The comfort problem is real, and people ignore it
Here’s something people don’t talk about enough: stress changes what you can tolerate. When your routine is blown up and you’re tired, you don’t want to choke down food you hate. And when you’re eating something weird for multiple days, your stomach can get fussy even if the food is technically fine. If your “survival pantry” is made up of stuff you’ve never eaten, you’re gambling. You’re betting that in a stressful moment, you’ll suddenly become a person who’s fine with bland, salty, or odd textures. Sometimes that happens. A lot of times it doesn’t.
That’s why I’m a big believer in buying what you already eat and rotating it. It’s not sexy, but it works. Stock extra of what your family actually likes, and make sure you can cook it in different ways. When you do add specialty food, test it. Eat it on a normal day. See how it sits. See if it takes too much water. See if it leaves you hungry an hour later. The first time you try a meal shouldn’t be on day two of an outage.
People forget the water and fuel math
Survival food marketing doesn’t push the uncomfortable math. It pushes shelf life. Water and fuel are what make those meals usable. If you’re cooking, you need a safe heat source. If you’re using propane, you need more than one little bottle. If you’re relying on a generator to run appliances, you need fuel and maintenance. If you’re boiling, you need time and a pot that actually works. And if you’re expecting to do this for multiple days, you need to know how much water your meals require, not just how much you can store.
A lot of regrets happen because people buy food that demands a level of cooking support they don’t actually have. The bucket looks like a solution. The reality is it’s a solution that comes with requirements. When those requirements aren’t met, the food becomes a disappointment at best and a problem at worst.
The “one bucket solves it” mindset fails fast
One of the biggest traps is thinking you can buy one thing that covers every scenario. A home outage, a vehicle breakdown, and a sudden evacuation are not the same situation.
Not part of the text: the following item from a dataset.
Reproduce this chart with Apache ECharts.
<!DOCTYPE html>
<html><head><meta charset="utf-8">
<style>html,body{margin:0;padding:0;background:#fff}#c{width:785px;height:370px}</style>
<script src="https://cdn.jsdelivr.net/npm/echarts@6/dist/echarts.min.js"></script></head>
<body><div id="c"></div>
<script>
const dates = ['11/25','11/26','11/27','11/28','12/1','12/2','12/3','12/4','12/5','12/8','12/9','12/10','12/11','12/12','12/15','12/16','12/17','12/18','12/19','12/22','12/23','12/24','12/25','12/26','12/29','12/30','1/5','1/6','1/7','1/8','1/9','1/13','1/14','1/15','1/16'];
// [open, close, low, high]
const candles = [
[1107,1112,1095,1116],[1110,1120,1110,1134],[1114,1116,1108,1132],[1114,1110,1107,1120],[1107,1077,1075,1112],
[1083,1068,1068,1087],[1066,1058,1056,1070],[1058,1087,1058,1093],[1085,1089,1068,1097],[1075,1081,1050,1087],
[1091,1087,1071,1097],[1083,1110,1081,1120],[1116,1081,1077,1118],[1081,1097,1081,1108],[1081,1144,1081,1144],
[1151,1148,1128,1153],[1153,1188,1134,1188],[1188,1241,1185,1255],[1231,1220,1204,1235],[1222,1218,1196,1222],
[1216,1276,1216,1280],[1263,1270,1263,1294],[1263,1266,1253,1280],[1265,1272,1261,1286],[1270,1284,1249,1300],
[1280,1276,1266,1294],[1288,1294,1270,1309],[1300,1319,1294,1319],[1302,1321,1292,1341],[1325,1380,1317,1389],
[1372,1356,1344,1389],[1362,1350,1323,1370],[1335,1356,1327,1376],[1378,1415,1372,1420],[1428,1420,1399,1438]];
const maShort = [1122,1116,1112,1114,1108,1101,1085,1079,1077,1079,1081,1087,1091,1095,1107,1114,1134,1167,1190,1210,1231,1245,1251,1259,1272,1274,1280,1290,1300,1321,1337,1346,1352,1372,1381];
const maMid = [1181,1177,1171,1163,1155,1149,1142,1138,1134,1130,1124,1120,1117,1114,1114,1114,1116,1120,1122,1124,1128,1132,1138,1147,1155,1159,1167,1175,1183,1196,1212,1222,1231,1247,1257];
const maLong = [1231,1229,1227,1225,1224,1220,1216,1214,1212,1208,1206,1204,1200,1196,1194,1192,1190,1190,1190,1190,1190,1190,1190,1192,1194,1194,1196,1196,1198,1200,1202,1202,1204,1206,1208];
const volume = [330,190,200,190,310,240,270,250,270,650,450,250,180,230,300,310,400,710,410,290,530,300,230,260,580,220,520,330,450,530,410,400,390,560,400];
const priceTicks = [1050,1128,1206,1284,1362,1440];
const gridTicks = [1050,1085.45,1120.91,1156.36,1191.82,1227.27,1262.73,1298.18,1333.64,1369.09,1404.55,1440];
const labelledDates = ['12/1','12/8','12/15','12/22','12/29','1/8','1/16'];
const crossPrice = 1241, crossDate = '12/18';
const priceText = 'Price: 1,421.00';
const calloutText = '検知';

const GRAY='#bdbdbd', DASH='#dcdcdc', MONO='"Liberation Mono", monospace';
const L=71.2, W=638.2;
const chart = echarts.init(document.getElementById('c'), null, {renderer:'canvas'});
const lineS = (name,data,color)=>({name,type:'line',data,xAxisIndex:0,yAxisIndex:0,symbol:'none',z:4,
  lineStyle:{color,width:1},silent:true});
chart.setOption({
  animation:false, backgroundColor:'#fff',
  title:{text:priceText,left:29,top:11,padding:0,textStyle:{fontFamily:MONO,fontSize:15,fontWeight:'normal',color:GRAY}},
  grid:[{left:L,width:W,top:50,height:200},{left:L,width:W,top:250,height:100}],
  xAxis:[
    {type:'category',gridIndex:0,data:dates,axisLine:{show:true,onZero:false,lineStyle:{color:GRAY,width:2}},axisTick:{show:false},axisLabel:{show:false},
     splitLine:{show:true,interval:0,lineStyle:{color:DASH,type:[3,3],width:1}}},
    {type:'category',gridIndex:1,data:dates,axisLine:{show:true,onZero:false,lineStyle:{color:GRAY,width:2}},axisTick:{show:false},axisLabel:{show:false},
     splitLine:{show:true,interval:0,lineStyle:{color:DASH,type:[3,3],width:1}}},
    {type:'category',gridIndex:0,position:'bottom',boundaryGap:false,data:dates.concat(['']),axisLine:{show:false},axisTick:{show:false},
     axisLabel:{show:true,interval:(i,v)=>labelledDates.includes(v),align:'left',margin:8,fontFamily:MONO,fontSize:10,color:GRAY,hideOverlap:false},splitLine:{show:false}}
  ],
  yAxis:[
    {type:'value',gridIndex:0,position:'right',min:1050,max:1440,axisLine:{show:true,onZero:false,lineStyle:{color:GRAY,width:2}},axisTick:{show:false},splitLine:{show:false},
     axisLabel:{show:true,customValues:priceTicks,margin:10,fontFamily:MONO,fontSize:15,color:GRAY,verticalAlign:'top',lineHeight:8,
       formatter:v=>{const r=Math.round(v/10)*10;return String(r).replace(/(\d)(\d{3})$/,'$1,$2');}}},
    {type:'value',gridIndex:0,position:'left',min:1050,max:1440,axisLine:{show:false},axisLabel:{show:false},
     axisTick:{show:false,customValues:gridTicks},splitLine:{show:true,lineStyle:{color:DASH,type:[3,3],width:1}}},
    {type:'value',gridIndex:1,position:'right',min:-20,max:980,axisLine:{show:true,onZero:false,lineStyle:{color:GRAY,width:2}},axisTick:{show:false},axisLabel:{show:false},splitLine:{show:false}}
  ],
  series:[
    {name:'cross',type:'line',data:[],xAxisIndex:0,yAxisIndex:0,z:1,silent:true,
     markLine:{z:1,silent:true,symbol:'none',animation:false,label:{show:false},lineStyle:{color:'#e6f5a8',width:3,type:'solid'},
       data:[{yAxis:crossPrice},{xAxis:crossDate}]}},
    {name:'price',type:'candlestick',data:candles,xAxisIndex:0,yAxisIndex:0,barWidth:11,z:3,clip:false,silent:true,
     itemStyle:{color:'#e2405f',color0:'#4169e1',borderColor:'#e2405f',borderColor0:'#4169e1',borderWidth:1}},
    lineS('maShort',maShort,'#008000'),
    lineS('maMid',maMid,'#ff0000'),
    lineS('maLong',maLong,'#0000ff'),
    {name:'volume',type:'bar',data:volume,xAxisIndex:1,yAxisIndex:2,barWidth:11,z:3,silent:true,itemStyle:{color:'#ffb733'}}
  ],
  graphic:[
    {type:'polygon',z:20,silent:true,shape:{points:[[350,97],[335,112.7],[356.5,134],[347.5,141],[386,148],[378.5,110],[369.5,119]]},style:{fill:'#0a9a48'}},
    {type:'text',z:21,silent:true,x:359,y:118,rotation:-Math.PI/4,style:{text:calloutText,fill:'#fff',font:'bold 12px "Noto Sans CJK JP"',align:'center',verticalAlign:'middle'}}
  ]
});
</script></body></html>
Food choices should reflect that. Heavy food with lots of variety might work for a home pantry. Lightweight meals might work for a pack. Ready-to-eat items might be best for a vehicle kit. When people buy one big survival food option and try to make it cover everything, it usually ends with wasted money and a setup that doesn’t match any specific need.
Preparedness works better when you build layers. A few days of food you can eat without cooking. A separate stash that assumes cooking is possible. A pack option that assumes you’re moving. If you separate it like that, you stop buying fantasy solutions and start buying what actually fits how life works.
The better way to stock food is boring, and it wins
If you want a setup you won’t regret, start with what you already eat. Stock deeper on those basics. Keep it rotated. Add shelf-stable staples that actually get used in your house. Then, if you want long-term specialty food, add it intentionally, not as the foundation. Test it. Keep it in reasonable amounts. Know the water and fuel requirements. And don’t ignore the human side of it—comfort matters more than people admit, because comfort keeps morale up, and morale keeps people thinking clearly.
Most survival food regrets come from buying the idea of preparedness instead of building a system you can live with. When you build it around your real habits, your food stops being a bucket in a closet and starts being something you can rely on.